## Aim
Restate the whole listing word for word. Pictures are left out.

## Data provided
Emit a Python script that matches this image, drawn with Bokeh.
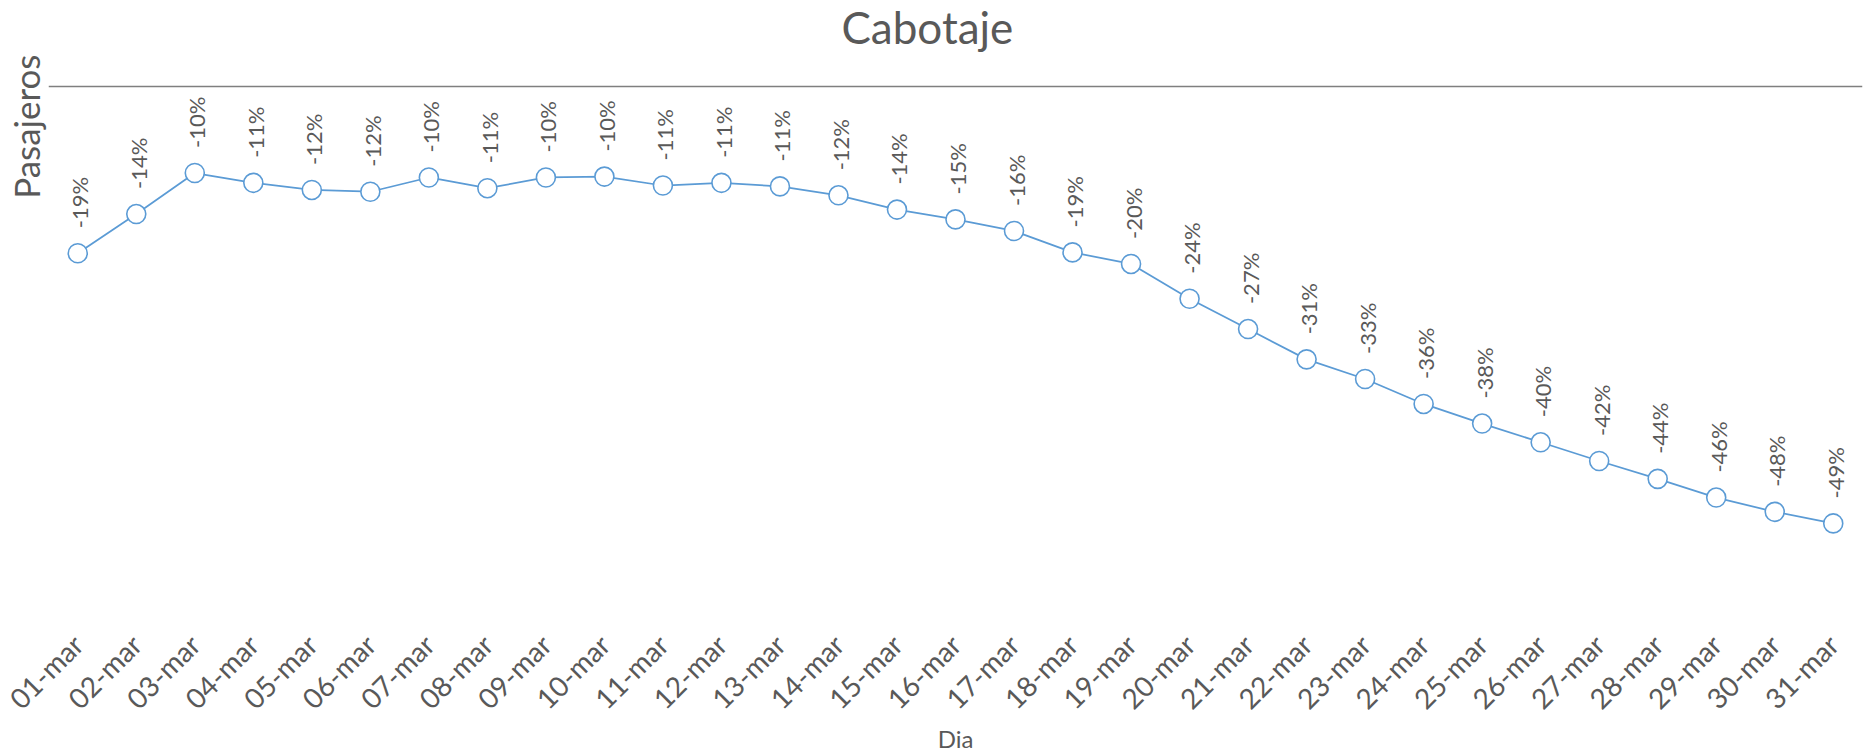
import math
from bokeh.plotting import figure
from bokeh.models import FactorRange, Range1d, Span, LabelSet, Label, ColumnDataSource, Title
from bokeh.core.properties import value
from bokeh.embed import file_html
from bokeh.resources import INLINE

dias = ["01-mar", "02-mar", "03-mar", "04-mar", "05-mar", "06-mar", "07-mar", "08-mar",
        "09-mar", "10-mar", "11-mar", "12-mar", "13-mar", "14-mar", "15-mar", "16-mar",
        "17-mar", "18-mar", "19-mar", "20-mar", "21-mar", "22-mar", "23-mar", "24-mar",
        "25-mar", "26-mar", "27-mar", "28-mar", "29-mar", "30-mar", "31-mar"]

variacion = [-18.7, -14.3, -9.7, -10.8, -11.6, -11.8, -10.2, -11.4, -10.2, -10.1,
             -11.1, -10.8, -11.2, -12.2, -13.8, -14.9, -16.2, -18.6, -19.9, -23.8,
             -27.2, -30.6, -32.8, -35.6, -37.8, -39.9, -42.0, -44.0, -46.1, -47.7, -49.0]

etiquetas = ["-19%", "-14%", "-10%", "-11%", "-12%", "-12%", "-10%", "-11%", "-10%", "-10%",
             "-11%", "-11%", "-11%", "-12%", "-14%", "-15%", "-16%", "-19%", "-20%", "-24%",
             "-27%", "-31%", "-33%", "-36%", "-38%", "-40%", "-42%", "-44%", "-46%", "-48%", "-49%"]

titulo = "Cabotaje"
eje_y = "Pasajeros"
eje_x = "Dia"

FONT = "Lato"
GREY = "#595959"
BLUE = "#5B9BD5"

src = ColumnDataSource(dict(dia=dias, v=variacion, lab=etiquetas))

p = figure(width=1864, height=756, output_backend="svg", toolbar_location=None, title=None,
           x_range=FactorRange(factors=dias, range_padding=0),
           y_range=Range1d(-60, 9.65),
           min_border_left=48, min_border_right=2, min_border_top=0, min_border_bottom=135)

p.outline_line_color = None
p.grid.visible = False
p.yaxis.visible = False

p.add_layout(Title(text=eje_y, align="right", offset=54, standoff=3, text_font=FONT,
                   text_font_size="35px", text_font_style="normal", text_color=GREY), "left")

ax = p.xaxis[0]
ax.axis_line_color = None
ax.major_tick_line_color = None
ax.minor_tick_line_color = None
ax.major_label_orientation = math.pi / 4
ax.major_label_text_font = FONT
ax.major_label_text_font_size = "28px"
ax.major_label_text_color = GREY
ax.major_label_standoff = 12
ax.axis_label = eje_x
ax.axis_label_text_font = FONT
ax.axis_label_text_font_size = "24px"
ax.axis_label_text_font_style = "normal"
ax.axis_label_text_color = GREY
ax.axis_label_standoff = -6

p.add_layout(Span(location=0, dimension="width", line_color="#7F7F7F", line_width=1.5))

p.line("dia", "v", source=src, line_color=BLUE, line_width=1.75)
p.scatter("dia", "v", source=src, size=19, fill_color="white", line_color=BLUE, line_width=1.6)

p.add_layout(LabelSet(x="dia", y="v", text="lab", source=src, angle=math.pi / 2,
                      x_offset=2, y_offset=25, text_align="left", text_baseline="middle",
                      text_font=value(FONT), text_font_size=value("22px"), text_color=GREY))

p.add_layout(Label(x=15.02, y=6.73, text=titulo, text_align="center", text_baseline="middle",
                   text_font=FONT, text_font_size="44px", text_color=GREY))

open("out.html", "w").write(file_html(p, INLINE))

## Result for this task
Emit a Python script that matches this image, drawn with Bokeh.
import math
from bokeh.plotting import figure
from bokeh.models import FactorRange, Range1d, Span, LabelSet, Label, ColumnDataSource, Title
from bokeh.core.properties import value
from bokeh.embed import file_html
from bokeh.resources import INLINE

dias = ["01-mar", "02-mar", "03-mar", "04-mar", "05-mar", "06-mar", "07-mar", "08-mar",
        "09-mar", "10-mar", "11-mar", "12-mar", "13-mar", "14-mar", "15-mar", "16-mar",
        "17-mar", "18-mar", "19-mar", "20-mar", "21-mar", "22-mar", "23-mar", "24-mar",
        "25-mar", "26-mar", "27-mar", "28-mar", "29-mar", "30-mar", "31-mar"]

variacion = [-18.7, -14.3, -9.7, -10.8, -11.6, -11.8, -10.2, -11.4, -10.2, -10.1,
             -11.1, -10.8, -11.2, -12.2, -13.8, -14.9, -16.2, -18.6, -19.9, -23.8,
             -27.2, -30.6, -32.8, -35.6, -37.8, -39.9, -42.0, -44.0, -46.1, -47.7, -49.0]

etiquetas = ["-19%", "-14%", "-10%", "-11%", "-12%", "-12%", "-10%", "-11%", "-10%", "-10%",
             "-11%", "-11%", "-11%", "-12%", "-14%", "-15%", "-16%", "-19%", "-20%", "-24%",
             "-27%", "-31%", "-33%", "-36%", "-38%", "-40%", "-42%", "-44%", "-46%", "-48%", "-49%"]

titulo = "Cabotaje"
eje_y = "Pasajeros"
eje_x = "Dia"

FONT = "Lato"
GREY = "#595959"
BLUE = "#5B9BD5"

src = ColumnDataSource(dict(dia=dias, v=variacion, lab=etiquetas))

p = figure(width=1864, height=756, output_backend="svg", toolbar_location=None, title=None,
           x_range=FactorRange(factors=dias, range_padding=0),
           y_range=Range1d(-60, 9.65),
           min_border_left=48, min_border_right=2, min_border_top=0, min_border_bottom=135)

p.outline_line_color = None
p.grid.visible = False
p.yaxis.visible = False

p.add_layout(Title(text=eje_y, align="right", offset=54, standoff=3, text_font=FONT,
                   text_font_size="35px", text_font_style="normal", text_color=GREY), "left")

ax = p.xaxis[0]
ax.axis_line_color = None
ax.major_tick_line_color = None
ax.minor_tick_line_color = None
ax.major_label_orientation = math.pi / 4
ax.major_label_text_font = FONT
ax.major_label_text_font_size = "28px"
ax.major_label_text_color = GREY
ax.major_label_standoff = 12
ax.axis_label = eje_x
ax.axis_label_text_font = FONT
ax.axis_label_text_font_size = "24px"
ax.axis_label_text_font_style = "normal"
ax.axis_label_text_color = GREY
ax.axis_label_standoff = -6

p.add_layout(Span(location=0, dimension="width", line_color="#7F7F7F", line_width=1.5))

p.line("dia", "v", source=src, line_color=BLUE, line_width=1.75)
p.scatter("dia", "v", source=src, size=19, fill_color="white", line_color=BLUE, line_width=1.6)

p.add_layout(LabelSet(x="dia", y="v", text="lab", source=src, angle=math.pi / 2,
                      x_offset=2, y_offset=25, text_align="left", text_baseline="middle",
                      text_font=value(FONT), text_font_size=value("22px"), text_color=GREY))

p.add_layout(Label(x=15.02, y=6.73, text=titulo, text_align="center", text_baseline="middle",
                   text_font=FONT, text_font_size="44px", text_color=GREY))

open("out.html", "w").write(file_html(p, INLINE))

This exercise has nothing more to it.